MUSIQ has trained 15 ESRs enrolled in PhD programmes at leading Universities.
Regarding MUSIQ’s first scientific objective, significant work has been devoted to developing coherent Raman scattering (CRS) microscopy modalities, which offer chemical specificity while being label-free. Innovative microscope designs have been demonstrated, featuring improved performances in terms of controlling the excitation and detection of light, and in turn increasing the image contrast, sensitivity and specificity compared to existing systems. Furthermore, new bio-compatible Raman probes and quantitative image analysis methodologies have been developed. As a conclusion of the project, highlights of this objective include the demonstration of wide-field CRS microscopy enabled by advances in high-power ultrafast laser sources, the development and exploitation of vibrational Raman tags, and the biomedical application of CRS microscopy for diseased tissue diagnosis and drug delivery.
Toward MUSIQ’s second scientific objective, beneficiaries have been working on instrumentation technology developments and the application of computational techniques. As a conclusion of the project, highlights include i) the development of an innovative ultrafast transient holographic microscope, combining high temporal (<100 fs) and spatial (<500 nm) resolution, ii) the development of a novel set-up to perform ultrafast mid-IR/vibrational micro-spectroscopy of organic molecules, and iii) the measurement of ultrafast quantum coherences in bio/organic molecules, such as porphyrins and fluorescent proteins, in agreement with quantum mechanical simulations.

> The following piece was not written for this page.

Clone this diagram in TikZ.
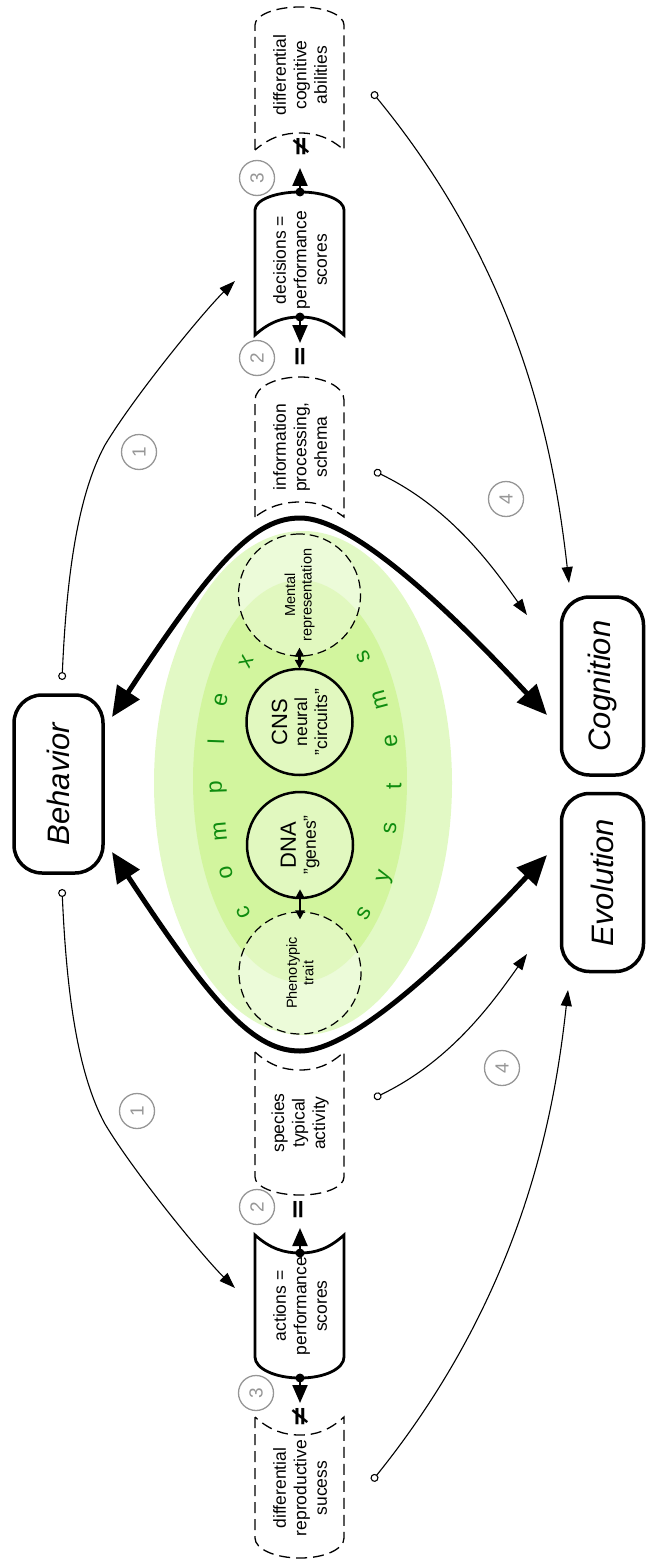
\documentclass[tikz,border=0pt]{standalone}
\usepackage{fontspec}
\setmainfont{Liberation Sans}
\newfontfamily\symfont{DejaVu Sans}
\usetikzlibrary{arrows.meta}
\definecolor{outergreen}{RGB}{226,249,197}
\definecolor{innergreen}{RGB}{210,245,158}
\definecolor{lettergreen}{RGB}{15,140,15}
\definecolor{numgray}{RGB}{150,150,150}

% tape shape bulging upwards: #1 side top, #2 middle top, #3 side bottom, #4 middle bottom
\newcommand\tapeup[4]{(255,#3) -- (255,#1) .. controls (255,{#1+0.55*(#2-#1)}) and (275,#2) .. (300,#2) .. controls (325,#2) and (344,{#1+0.55*(#2-#1)}) .. (344,#1) -- (344,#3) .. controls (329,{#3+0.75*(#4-#3)}) and (316,#4) .. (300,#4) .. controls (284,#4) and (270,{#3+0.75*(#4-#3)}) .. cycle}
% tape shape bulging downwards
\newcommand\tapedown[4]{(255,#1) -- (255,#3) .. controls (255,{#3+0.55*(#4-#3)}) and (275,#4) .. (300,#4) .. controls (325,#4) and (344,{#3+0.55*(#4-#3)}) .. (344,#3) -- (344,#1) .. controls (329,{#1+0.75*(#2-#1)}) and (316,#2) .. (300,#2) .. controls (284,#2) and (270,{#1+0.75*(#2-#1)}) .. cycle}

\begin{document}
\begin{tikzpicture}[x=1pt,y=-1pt,
  mainbox/.style={draw, line width=3.5pt, rounded corners=28pt, rotate=90, inner sep=0pt,
    font=\fontsize{31}{34}\selectfont\itshape, minimum width=178pt},
  tapetext/.style={rotate=90, align=center, inner sep=0pt, font=\fontsize{17.5}{20.5}\selectfont},
  dashedtape/.style={draw, line width=1.3pt, dash pattern=on 11pt off 6pt},
  solidtape/.style={draw, line width=2.8pt},
  corecirc/.style={circle, draw, line width=2.5pt, minimum size=106pt, inner sep=0pt,
    fill=white, fill opacity=0.35, text opacity=1, rotate=90, align=center,
    font=\fontsize{17.5}{20}\selectfont},
  halocirc/.style={circle, draw, line width=1.2pt, dash pattern=on 9pt off 5pt, minimum size=122pt,
    inner sep=0pt, fill=white, fill opacity=0.35, text opacity=1, rotate=90, align=center,
    font=\fontsize{14.5}{16.5}\selectfont},
  numcirc/.style={circle, draw=numgray, line width=1.3pt, minimum size=35pt, inner sep=0pt,
    text=numgray, rotate=90, font=\fontsize{19}{19}\selectfont},
  relsym/.style={rotate=90, inner sep=0pt, font=\symfont\bfseries\fontsize{26}{26}\selectfont},
  letter/.style={text=lettergreen, inner sep=0pt, font=\fontsize{23}{23}\selectfont},
  biglink/.style={line width=5pt, {Triangle[length=30pt,width=26pt]}-{Triangle[length=30pt,width=26pt]}},
  thinlink/.style={line width=1.1pt, {Circle[open,length=8pt,width=8pt]}-{Triangle[length=16pt,width=11pt]}},
  tapearrow/.style={line width=2.2pt, -{Triangle[length=18pt,width=15pt]}},
  corearrow/.style={line width=2.2pt, {Triangle[length=9pt,width=9pt]}-{Triangle[length=9pt,width=9pt]}}
]
\useasboundingbox (0,0) rectangle (647,1562);

% green background of the complex system
\fill[outergreen] (303,783) ellipse [x radius=149pt, y radius=252pt];
\fill[innergreen] (300,781) ellipse [x radius=107pt, y radius=201pt];

% inner circles
\node[halocirc] (ment) at (299.5,595) {Mental\\representation};
\node[halocirc] (phen) at (300,973) {Phenotypic\\trait};
\node[corecirc] (cns) at (299.5,722) {{\fontsize{22}{22}\selectfont CNS}\\neural\\"circuits"};
\node[corecirc] (dna) at (300,845) {{\fontsize{22}{22}\selectfont DNA}\\"genes"};
\draw[corearrow, shorten <=-1pt, shorten >=-9pt] (cns) -- (ment);
\draw[corearrow, shorten <=-10pt, shorten >=-8pt] (dna) -- (phen);

% letters of "complex systems"
\foreach \ch/\px/\py/\ang [count=\i] in {c/244/912/112, o/226/873/103, m/220/831/95, p/218/787/92, l/216/742/88, e/221/700/78, x/246/662/65}
  \node[letter, rotate=\ang] (cx\i) at (\px,\py) {\ch};
\foreach \ch/\px/\py/\ang [count=\i] in {s/364/913/60, y/386/877/73, s/390/828/85, t/394/786/90, e/391/741/97, m/380/700/105, s/364/657/115}
  \node[letter, rotate=\ang] (sy\i) at (\px,\py) {\ch};

% main boxes
\node[mainbox, minimum height=89pt] (beh) at (58.5,784) {Behavior};
\node[mainbox, minimum height=82pt] (cog) at (602.5,686) {Cognition};
\node[mainbox, minimum height=82pt] (evo) at (602.5,882.5) {Evolution};

% tapes above
\draw[dashedtape] \tapeup{25}{7}{150}{133};
\draw[solidtape] \tapeup{210}{192}{335}{317};
\draw[dashedtape] \tapeup{400}{377}{517}{502};
\node[tapetext] (dca) at (300,75) {differential\\cognitive\\abilities};
\node[tapetext] (dec) at (300,260) {decisions =\\performance\\scores};
\node[tapetext] (inf) at (300,447) {information\\processing,\\schema};

% tapes below
\draw[dashedtape] \tapedown{1052}{1070}{1177}{1195};
\draw[solidtape] \tapedown{1235}{1253}{1357}{1378};
\draw[dashedtape] \tapedown{1417}{1435}{1538}{1558};
\node[tapetext] (sta) at (300,1123) {species\\typical\\activity};
\node[tapetext] (act) at (300,1306) {actions =\\performance\\scores};
\node[tapetext] (drs) at (300,1488) {differential\\reproductive\\sucess};

% relation symbols
\node[relsym] (neqA) at (301,147) {≠};
\node[relsym] (eqA) at (302,357) {=};
\node[relsym] (eqB) at (300,1210) {=};
\node[relsym] (neqB) at (300,1417) {≠};

% arrows leaving the performance tapes
\coordinate (dDecTop) at (300,192);  \coordinate (tDecTop) at (300,168);
\coordinate (dDecBot) at (300,317);  \coordinate (tDecBot) at (300,343);
\coordinate (dActTop) at (300,1253); \coordinate (tActTop) at (300,1228);
\coordinate (dActBot) at (300,1378); \coordinate (tActBot) at (300,1403);
\draw[tapearrow] (dDecTop) -- (tDecTop);
\draw[tapearrow] (dDecBot) -- (tDecBot);
\draw[tapearrow] (dActTop) -- (tActTop);
\draw[tapearrow] (dActBot) -- (tActBot);
\foreach \d in {dDecTop,dDecBot,dActTop,dActBot} \fill (\d) circle (4.5pt);

% number badges
\node[numcirc] (n1a) at (139,452) {1};
\node[numcirc] (n1b) at (137,1111) {1};
\node[numcirc] (n2a) at (257,358) {2};
\node[numcirc] (n2b) at (257,1207) {2};
\node[numcirc] (n3a) at (257,178) {3};
\node[numcirc] (n3b) at (256,1393) {3};
\node[numcirc] (n4a) at (506,499) {4};
\node[numcirc] (n4b) at (502,1068) {4};

% thick feedback loops
\coordinate (bTop) at (112,717);  \coordinate (cTop) at (547,715);
\coordinate (bBot) at (112,852);  \coordinate (eBot) at (547,855);
\coordinate (pkTop) at (300,518); \coordinate (pkBot) at (300,1051);
\draw[biglink] (bTop) .. controls (215,560) and (255,518) .. (pkTop) .. controls (350,518) and (440,600) .. (cTop);
\draw[biglink] (bBot) .. controls (215,1009) and (255,1051) .. (pkBot) .. controls (350,1051) and (440,969) .. (eBot);

% thin links
\coordinate (sBehTop) at (62,680);  \coordinate (tDecIn) at (235,281);
\coordinate (sBehBot) at (62,889);  \coordinate (tActIn) at (235,1288);
\coordinate (sDca) at (372,92);     \coordinate (tCogA) at (569,583);
\coordinate (sInf) at (374,471);    \coordinate (tCogB) at (527,615);
\coordinate (sDrs) at (372,1481);   \coordinate (tEvoA) at (568,990);
\coordinate (sSta) at (374,1098);   \coordinate (tEvoB) at (527,954);
\draw[thinlink] (sBehTop) .. controls (66,590) and (75,500) .. (105,445) .. controls (135,395) and (205,310) .. (tDecIn);
\draw[thinlink] (sBehBot) .. controls (66,979) and (75,1069) .. (105,1124) .. controls (135,1174) and (205,1259) .. (tActIn);
\draw[thinlink] (sDca) .. controls (525,278) and (555,460) .. (tCogA);
\draw[thinlink] (sInf) .. controls (451,508) and (493,567) .. (tCogB);
\draw[thinlink] (sDrs) .. controls (525,1291) and (555,1109) .. (tEvoA);
\draw[thinlink] (sSta) .. controls (451,1061) and (493,1002) .. (tEvoB);
\end{tikzpicture}
\end{document}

The third MUSIQ’s objective focused on increasing the spatial resolution and detection sensitivity of coherent nonlinear microscopy by exploiting plasmonic nanostructures. As a conclusion of the project, main results include i) the design and fabrication of novel plasmonic nano-antennas, ii) the demonstration of local-field enhanced CRS near a single nano-antenna for label-free chemical sensing at the nanoscale, iii) the strong coupling between single molecules and nano-cavities at room temperature, and iv) the development and quantitative characterisation of individual gold nanoparticle-protein conjugates for controlled cellular uptake and therapeutic delivery.
As to the training objectives, in addition to individual research projects, each ESR benefited from secondment opportunities with academic and non-academic partners. Moreover, the training programme included 6 weeks of network-wide events. Within these 6 MUSIQ weeks, 4 scientific Schools, 4 scientific Symposia, and 7 training courses in transferable skills were delivered.
Notably, a key feature of MUSIQ’s communication plan has been to create a series of 5 Innovation Newsletters, written by the ESRs and published on the website, with a focus on the latest innovation related to multiphoton microscopy and bioimaging. In addition, MUSIQ has produced two technology Roadmaps on the challenges and future directions of optical microscopy exploiting quantum coherent nonlinear phenomena. The 1st Roadmap, co-authored by all ESRs and PIs, was published open access in the Journal of Optics in 2021. Other important elements of MUSIQ’s dissemination activities have been i) a series of “science slam” short videos produced by the ESRs and posted on social media, as an outreach resource for the wider public, ii) over 20 papers published/submitted by the ESRs to scientific international peer reviewed journals, and iii) over 40 presentations of the ESRs at national/international conferences.